By Matt Kelley
Associated Press
WASHINGTON – A small number of U.S. troops are in Kabul, helping the northern alliance rebels who drove the Taliban out, Defense Secretary Donald H. Rumsfeld said today. The Pentagon said all of northern Afghanistan was under rebel control, except for pockets of resistance.
Five weeks after U.S. warplanes opened their assault on Taliban troops and their terrorist associates, American commandos were in the capital, advising anti-Taliban fighters but not controlling them.
“There are a very small number of U.S. forces inside the city of Kabul,” Rumsfeld said. “There are not sufficient forces to monitor or police the entire city” to ensure retribution killings by the rebels are avoided.

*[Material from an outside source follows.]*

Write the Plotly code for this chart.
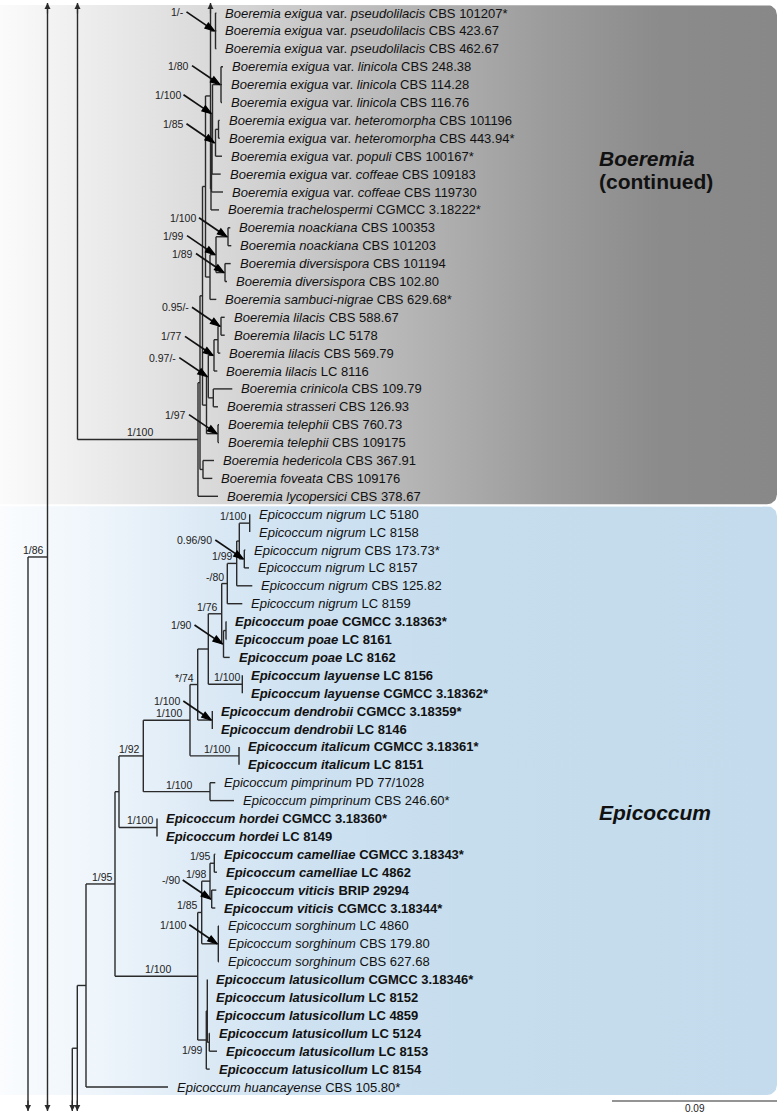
import math
import plotly.graph_objects as go

# ---------------- data ----------------
species = [
    "Boeremia exigua", "Boeremia exigua", "Boeremia exigua",
    "Boeremia exigua", "Boeremia exigua", "Boeremia exigua",
    "Boeremia exigua", "Boeremia exigua", "Boeremia exigua",
    "Boeremia exigua", "Boeremia exigua", "Boeremia trachelospermi",
    "Boeremia noackiana", "Boeremia noackiana", "Boeremia diversispora",
    "Boeremia diversispora", "Boeremia sambuci-nigrae", "Boeremia lilacis",
    "Boeremia lilacis", "Boeremia lilacis", "Boeremia lilacis",
    "Boeremia crinicola", "Boeremia strasseri", "Boeremia telephii",
    "Boeremia telephii", "Boeremia hedericola", "Boeremia foveata",
    "Boeremia lycopersici",
    "Epicoccum nigrum", "Epicoccum nigrum", "Epicoccum nigrum",
    "Epicoccum nigrum", "Epicoccum nigrum", "Epicoccum nigrum",
    "Epicoccum poae", "Epicoccum poae", "Epicoccum poae",
    "Epicoccum layuense", "Epicoccum layuense",
    "Epicoccum dendrobii", "Epicoccum dendrobii",
    "Epicoccum italicum", "Epicoccum italicum",
    "Epicoccum pimprinum", "Epicoccum pimprinum",
    "Epicoccum hordei", "Epicoccum hordei",
    "Epicoccum camelliae", "Epicoccum camelliae",
    "Epicoccum viticis", "Epicoccum viticis",
    "Epicoccum sorghinum", "Epicoccum sorghinum", "Epicoccum sorghinum",
    "Epicoccum latusicollum", "Epicoccum latusicollum", "Epicoccum latusicollum",
    "Epicoccum latusicollum", "Epicoccum latusicollum", "Epicoccum latusicollum",
    "Epicoccum huancayense",
]
variety = [
    "pseudolilacis", "pseudolilacis", "pseudolilacis",
    "linicola", "linicola", "linicola",
    "heteromorpha", "heteromorpha", "populi",
    "coffeae", "coffeae",
] + [""] * 50
strain = [
    "CBS 101207", "CBS 423.67", "CBS 462.67", "CBS 248.38", "CBS 114.28",
    "CBS 116.76", "CBS 101196", "CBS 443.94", "CBS 100167", "CBS 109183",
    "CBS 119730", "CGMCC 3.18222", "CBS 100353", "CBS 101203", "CBS 101194",
    "CBS 102.80", "CBS 629.68", "CBS 588.67", "LC 5178", "CBS 569.79",
    "LC 8116", "CBS 109.79", "CBS 126.93", "CBS 760.73", "CBS 109175",
    "CBS 367.91", "CBS 109176", "CBS 378.67",
    "LC 5180", "LC 8158", "CBS 173.73", "LC 8157", "CBS 125.82", "LC 8159",
    "CGMCC 3.18363", "LC 8161", "LC 8162", "LC 8156", "CGMCC 3.18362",
    "CGMCC 3.18359", "LC 8146", "CGMCC 3.18361", "LC 8151",
    "PD 77/1028", "CBS 246.60", "CGMCC 3.18360", "LC 8149",
    "CGMCC 3.18343", "LC 4862", "BRIP 29294", "CGMCC 3.18344",
    "LC 4860", "CBS 179.80", "CBS 627.68",
    "CGMCC 3.18346", "LC 8152", "LC 4859", "LC 5124", "LC 8153", "LC 8154",
    "CBS 105.80",
]
ex_type = [
    1, 0, 0, 0, 0, 0, 0, 1, 1, 0, 0, 1, 0, 0, 0, 0, 1, 0, 0, 0, 0, 0, 0, 0, 0, 0, 0, 0,
    0, 0, 1, 0, 0, 0, 1, 0, 0, 0, 1, 1, 0, 1, 0, 0, 1, 1, 0, 1, 0, 0, 1, 0, 0, 0,
    1, 0, 0, 0, 0, 0, 1,
]
new_species = [0] * 34 + [1] * 9 + [0, 0] + [1] * 6 + [0, 0, 0] + [1] * 6 + [0]

# depth (x) at which each terminal branch ends
tip_depth = [
    216.3, 216.3, 216.3, 223, 222, 222, 219.7, 219.7, 222, 220.7, 223, 219,
    230.3, 231.3, 230.7, 227, 216.3, 224.7, 224.7, 220.3, 217.3, 232.3, 218,
    219, 219, 214, 212.3, 218,
    249.7, 249.7, 245.3, 249, 252.3, 242.3, 226.3, 226.3, 229.7, 242.3, 242.3,
    212.3, 212.3, 239, 239, 215.3, 234, 157, 157, 215.3, 217, 216.3, 215.3,
    219, 219, 219, 207.3, 207.3, 207.3, 209.7, 217, 209.7, 168,
]

# internal nodes: id, children (tip index / node id / '^','v' = continues off page), depth, support
node_id = ["E1", "E2", "E3", "E4", "E5", "E6", "E7", "E8", "E0", "NO", "DI", "ND", "NS", "U",
           "L1", "L2", "L3", "CS", "L97", "TE", "LW", "B2", "HF", "B1", "BR", "BP",
           "N1", "N2", "N3", "N4", "N5", "P1", "P2", "N76", "LA", "A", "DE", "N74", "IT",
           "B", "PI", "N92", "HO", "C", "CA", "VI", "N98", "SO", "N85", "LT5", "LTX", "LT",
           "D", "N95", "EP", "Q77", "Q72", "C47", "R86"]
node_children = [
    [0, 1, 2], [3, 4, 5], [6, 7], ["E3", 8], ["E2", "E4"], ["E5", 9], ["E6", 10],
    ["E7", 11], ["^", "E1", "E8"], [12, 13], [14, 15], ["NO", "DI"], ["ND", 16],
    ["E0", "NS"], [17, 18], ["L1", 19], ["L2", 20], [21, 22], ["L3", "CS"], [23, 24],
    ["L97", "TE"], ["U", "LW"], [25, 26], ["B2", "HF"], ["B1", 27], ["^", "BR"],
    [28, 29], [30, 31], ["N1", "N2"], ["N3", 32], ["N4", 33], [34, 35], ["P1", 36],
    ["N5", "P2"], [37, 38], ["N76", "LA"], [39, 40], ["A", "DE"], [41, 42],
    ["N74", "IT"], [43, 44], ["B", "PI"], [45, 46], ["N92", "HO"], [47, 48], [49, 50],
    ["CA", "VI"], [51, 52, 53], ["N98", "SO"], [57, 58], [54, 55, 56, "LT5"], ["LTX", 59],
    ["N85", "LT"], ["C", "D"], ["N95", 60], ["EP", "v"], ["Q77", "v"], ["^", "v"],
    ["C47", "v"],
]
node_depth = [
    215.5, 221, 218.5, 215.5, 212.5, 212, 211.5, 211, 210.5, 228, 225, 216, 210, 205.5,
    221, 218, 214, 213.3, 208.3, 218, 206.5, 202.5, 203, 200, 198, 77.5,
    249.7, 244.3, 239.3, 236.7, 227.3, 226, 223.5, 221.7, 242.3, 208.3, 212.3, 197.7,
    239, 190, 210, 143.3, 157, 119, 214.3, 211.7, 210, 218.3, 201.7, 209.3, 207.3, 206.3,
    197.7, 115, 86, 77.3, 72.3, 47.5, 28,
]
support = [
    "1/-", "1/80", "", "1/85", "1/100", "", "", "", "", "1/100", "1/89", "1/99", "", "",
    "0.95/-", "", "1/77", "", "0.97/-", "1/97", "", "", "", "", "1/100", "",
    "1/100", "0.96/90", "", "1/99", "-/80", "", "1/90", "1/76", "1/100", "", "1/100",
    "*/74", "1/100", "1/100", "1/100", "1/92", "1/100", "", "1/95", "-/90", "1/98",
    "1/100", "1/85", "", "", "1/99", "1/100", "1/95", "", "", "", "1/86", "",
]
support_style = [  # 'a' = arrow callout, 'b' = above branch, 'c' = below branch
    "a", "a", "", "a", "a", "", "", "", "", "a", "a", "a", "", "",
    "a", "", "a", "", "a", "a", "", "", "", "", "b", "",
    "b", "a", "", "b", "b", "", "a", "b", "b", "", "a",
    "b", "b", "b", "b", "b", "b", "", "b", "a", "b",
    "a", "b", "", "", "c", "b", "b", "", "", "", "b", "",
]

clade_rows = {"Boeremia": (0, 27), "Epicoccum": (28, 60)}
scale_bar_value = "0.09"
scale_bar_length = 165  # depth units equal to 0.09 substitutions/site

# ---------------- layout constants ----------------
W, H = 778, 1114
ROW = 17.9
ROW0 = 13.0
Y_TOP = -0.56
Y_BOT = 61.34
LINE = "#2a2a2a"
FONT = "'Liberation Sans', Arial, sans-serif"
CALL_DX, CALL_DY = -28.0, -19.0  # callout tail offset from its node, in pixels

nodes = {nid: (ch, d, s, st) for nid, ch, d, s, st in
         zip(node_id, node_children, node_depth, support, support_style)}

ycache = {}


def ypos(c):
    if c == "^":
        return Y_TOP
    if c == "v":
        return Y_BOT
    if isinstance(c, int):
        return float(c)
    if c not in ycache:
        ys = [ypos(k) for k in nodes[c][0]]
        ycache[c] = (ys[0] + ys[-1]) / 2.0
    return ycache[c]


def xpos(c):
    if isinstance(c, int):
        return tip_depth[c]
    return nodes[c][1]


parent = {}
for nid in node_id:
    for c in nodes[nid][0]:
        if c not in ("^", "v"):
            parent[c] = nid

fig = go.Figure()


# ---- clade boxes with gradients ----
def rounded_box(y0, y1, x0=0.0, x1=777.0, r=10.0):
    ry = r / ROW
    xs, ys = [x0], [y0]
    for k in range(11):
        t = -math.pi / 2 + k * (math.pi / 2) / 10
        xs.append(x1 - r + r * math.cos(t))
        ys.append(y0 + ry + ry * math.sin(t))
    for k in range(11):
        t = k * (math.pi / 2) / 10
        xs.append(x1 - r + r * math.cos(t))
        ys.append(y1 - ry + ry * math.sin(t))
    xs += [x0, x0]
    ys += [y1, y0]
    return xs, ys


grads = {
    "Boeremia": [[0, "#fbfbfb"], [0.3, "#d6d6d6"], [0.7, "#9c9c9c"], [0.85, "#8b8b8b"], [1, "#888888"]],
    "Epicoccum": [[0, "#fafcfe"], [0.13, "#eef5fb"], [0.27, "#dbe9f5"], [0.4, "#cde1f1"], [0.6, "#c6dded"], [1, "#c3dbec"]],
}
for name, (r0, r1) in clade_rows.items():
    bx, by = rounded_box(r0 - 0.45, r1 + 0.45)
    fig.add_trace(go.Scatter(
        x=bx, y=by, mode="lines", line=dict(width=0), fill="toself",
        fillgradient=dict(type="horizontal", colorscale=grads[name]),
        hoverinfo="skip", showlegend=False))

# ---- tree lines ----
lx, ly = [], []
for nid in node_id:
    ch, d, s, st = nodes[nid]
    ys = [ypos(c) for c in ch]
    lx += [d, d, None]
    ly += [min(ys), max(ys), None]
    for c in ch:
        if c in ("^", "v"):
            continue
        lx += [d, xpos(c), None]
        ly += [ypos(c), ypos(c), None]
fig.add_trace(go.Scatter(x=lx, y=ly, mode="lines", line=dict(color=LINE, width=1.4),
                         hoverinfo="skip", showlegend=False))

ann = []
# off-page arrows
for nid in node_id:
    ch, d, s, st = nodes[nid]
    for c in ch:
        if c in ("^", "v"):
            ann.append(dict(x=d, y=ypos(c), ax=0, ay=(12 if c == "^" else -12),
                            showarrow=True, arrowhead=2, arrowsize=1.0, arrowwidth=1.2,
                            arrowcolor=LINE, text="", standoff=0))

# support values
sfont = dict(family=FONT, size=10.5, color="#222")
for nid in node_id:
    ch, d, s, st = nodes[nid]
    if not s:
        continue
    y = ypos(nid)
    if st == "a":
        hx, hy = d - 1, y
        tx, ty = hx + CALL_DX, hy + CALL_DY / ROW
        fig.add_trace(go.Scatter(
            x=[tx, hx], y=[ty, hy], mode="lines+markers",
            line=dict(color="#111111", width=1.7),
            marker=dict(symbol=["circle", "arrow"], size=[0, 10], color="#000000",
                        opacity=1, angleref="previous",
                        line=dict(width=1.2, color="#000000")),
            hoverinfo="skip", showlegend=False))
        ann.append(dict(x=tx, y=ty, xshift=-1, text=s, showarrow=False,
                        xanchor="right", yanchor="middle", font=sfont))
    elif st == "c":
        ann.append(dict(x=d - 1.5, y=y, yshift=-10, text=s, showarrow=False,
                        xanchor="right", yanchor="middle", font=sfont))
    else:
        px = nodes[parent[nid]][1] if nid in parent else d
        w = 5.2 * len(s)
        if w + 4 < d - px:
            ann.append(dict(x=(px + d) / 2 + 2, y=y, yshift=7, text=s, showarrow=False,
                            xanchor="center", yanchor="middle", font=sfont))
        else:
            ann.append(dict(x=d - 1.5, y=y, yshift=7, text=s, showarrow=False,
                            xanchor="right", yanchor="middle", font=sfont))

# tip labels
for i in range(len(species)):
    lab = "<i>%s</i>" % species[i]
    if variety[i]:
        lab += " var. <i>%s</i>" % variety[i]
    lab += " " + strain[i] + ("*" if ex_type[i] else "")
    if new_species[i]:
        lab = "<b>%s</b>" % lab
    ann.append(dict(x=tip_depth[i], y=i, xshift=7, text=lab, showarrow=False,
                    xanchor="left", yanchor="middle",
                    font=dict(family=FONT, size=13, color="#111")))

# clade names
ann.append(dict(x=597, y=(158 - ROW0) / ROW, text="<b><i>Boeremia</i></b>", showarrow=False,
                xanchor="left", yanchor="middle", font=dict(family=FONT, size=21, color="#111")))
ann.append(dict(x=597, y=(181 - ROW0) / ROW, text="<b>(continued)</b>", showarrow=False,
                xanchor="left", yanchor="middle", font=dict(family=FONT, size=21, color="#111")))
ann.append(dict(x=597, y=(812 - ROW0) / ROW, text="<b><i>Epicoccum</i></b>", showarrow=False,
                xanchor="left", yanchor="middle", font=dict(family=FONT, size=21, color="#111")))

# scale bar
sb_y = (1101 - ROW0) / ROW
sb_x1 = 777
fig.add_trace(go.Scatter(x=[sb_x1 - scale_bar_length, sb_x1], y=[sb_y, sb_y], mode="lines",
                         line=dict(color=LINE, width=1.1), hoverinfo="skip", showlegend=False))
ann.append(dict(x=sb_x1 - scale_bar_length / 2, y=sb_y, yshift=-7, text=scale_bar_value,
                showarrow=False, xanchor="center", yanchor="middle",
                font=dict(family=FONT, size=10, color="#222")))

fig.update_layout(
    width=W, height=H, margin=dict(l=0, r=0, t=0, b=0),
    paper_bgcolor="white", plot_bgcolor="white",
    xaxis=dict(range=[0, W], visible=False, fixedrange=True),
    yaxis=dict(range=[(H - ROW0) / ROW, -ROW0 / ROW], visible=False, fixedrange=True),
    annotations=ann, showlegend=False,
)
fig.write_html(
    "out.html",
    config={"displayModeBar": False},
    post_script="document.body.style.margin='0px';document.body.style.padding='0px';"
                "document.body.style.overflow='hidden';",
)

Summary executions have taken place when Kabul changed hands before during decades of fighting.
Clearly emboldened by the fast-breaking successes of rebel forces and U.S. bombs, Rumsfeld said fleeing Taliban troops and terrorists will be hunted down wherever they hide.
“We’re going to get them,” he said. “I doubt that they’ll find peace, wherever they select.”
Still, he warned that the war against terrorism is not near its final chapter.
“This effort against terrorism and terrorists is far from over,” he said. “The war is not about one man or one terrorist network or even one country.”
The Taliban and its terrorist associates, driven from Kabul, the capital, and all northern provinces, might flee to their southern stronghold or “melt into the countryside,” Rumsfeld said.